To this day I am amazed at the gift of this semi-literate woman, who
probably never read a book in her life except the Teitch Humesh, in
inventing and embroidering all these stories and songs. It was no doubt the
memory of those enchanting recitals that inspired me years later to invent and
tell stories to my own children and grandchildren; and as I watched their eyes
filled with wonderment I could see myself at their age enthralled by Bobbe
PESHE's picturesque narrations.
When I describe grandma as semi-literate I mean this in the modern
sense. In those days she was held in great esteem because of her ability to
read and follow the prayers of the men in
the synagogue, where the women were segregated in the balcony. She was always
surrounded there by other women who could not read and who intoned after her
every word, giving out with a loud "Amen" whenever grandma uttered
it.
This was a common practice
which sometimes brought unexpected results.

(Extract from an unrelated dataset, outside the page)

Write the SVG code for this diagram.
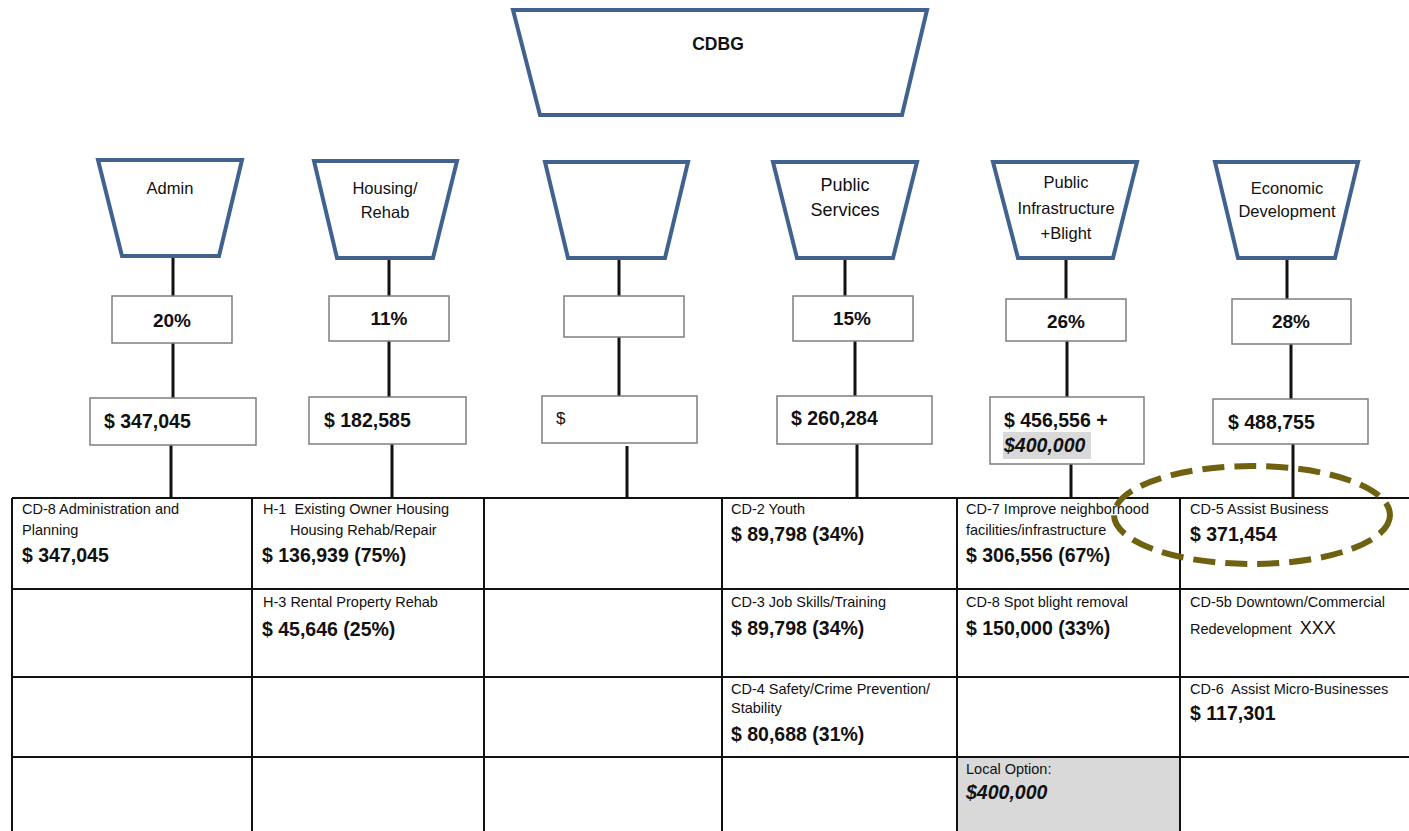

There was current a story of one such “teamed" woman whose husband
undertook to lead in the prayers in the unscheduled absence of the hazzon.
After he stumbled a few times in the unaccustomed task and lost the correct
melody, his wife in the gallery, anxious to put him back on the right track,
sang out loud and clear, in the proper liturgical tune which he had missed:
"Stile--e--miel, oz--du--u kenst nit, un du--u voist nit, vooss nemst
du--u zikh u--unter?!" (Simpleton, if you can not, and know not, why do
you volunteer?!) This of course was repeated in chorus by the other women
around her, to the guffaws of the entire male congregation.
Grandma PESHE outlived my three other grandparents. She died in Shershev in 1939, before the World War II hostilities began, and was mercifully spared the anguish of seeing her son and the two younger daughters with their spouses and children murdered by the satanic spawn that proclaimed itself to be the master race.